Shortest Paths, by Nancy Crisler & Walter Meyer
Robots like SARAH, a robot that performs neurosurgical procedures, often use graph theory to make "decisions" about where to go. Students explore a variety of algorithms designed to calculate efficient routes and try to find their own optimal solutions.

Rigidity & Braced Grids, by Brigitte Servatius
Whether it's the Cathedral of Notre Dame or the Statue of Liberty, an architect needs to create structures that won't collapse. Your students will learn how to determine whether a grid (of steel or wood, for example) is braced, or unstable and dangerous.

Knottedness, by Bridget Arvold & Peter Cromwell
From magic tricks to sailing, to Egyptian hieroglyphics, knots have appeared throughout history and in virtually all cultures. Using topology, students explore the nature of knots, a new and exciting area of mathematical research.

Symmetry & Patterns, by Nancy Crisler
Through the eyes of an archaeologist, students learn about mathematical patterns and how they can be used to help us understand ancient civilizations.

Tessellations, by Philip Mallinson
Tessellations are found in art, architecture, and the natural world.

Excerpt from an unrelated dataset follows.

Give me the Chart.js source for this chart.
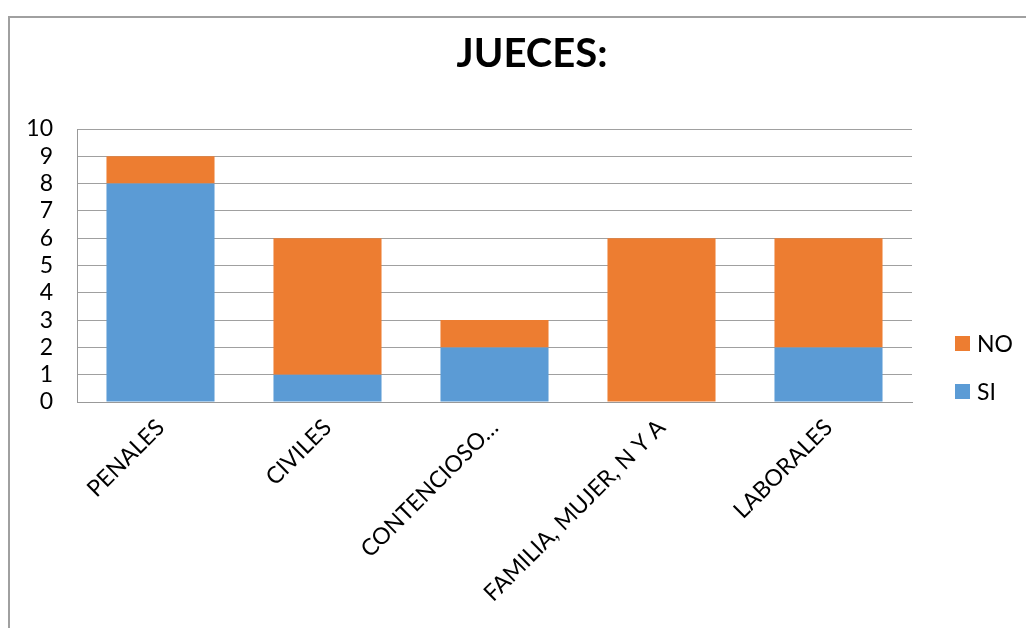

Students work with increasingly difficult polygons (from triangles and squares to pentagons, hexagons, decagons, and beyond) as they explore the mathematics of tessellations.

Geometric Probability, by Art Johnson
Through the visual world of geometry, students experience probability as a tangible issue, allowing them to more easily grasp this important but challenging concept.

Voronoi Diagrams & Proximity Problems, by Matthew Dickerson & Scott Drysdale
Students use the properties of Voronoi diagrams to explore issues such as choosing a location for a restaurant and deciding which emergency unit should respond to a crisis.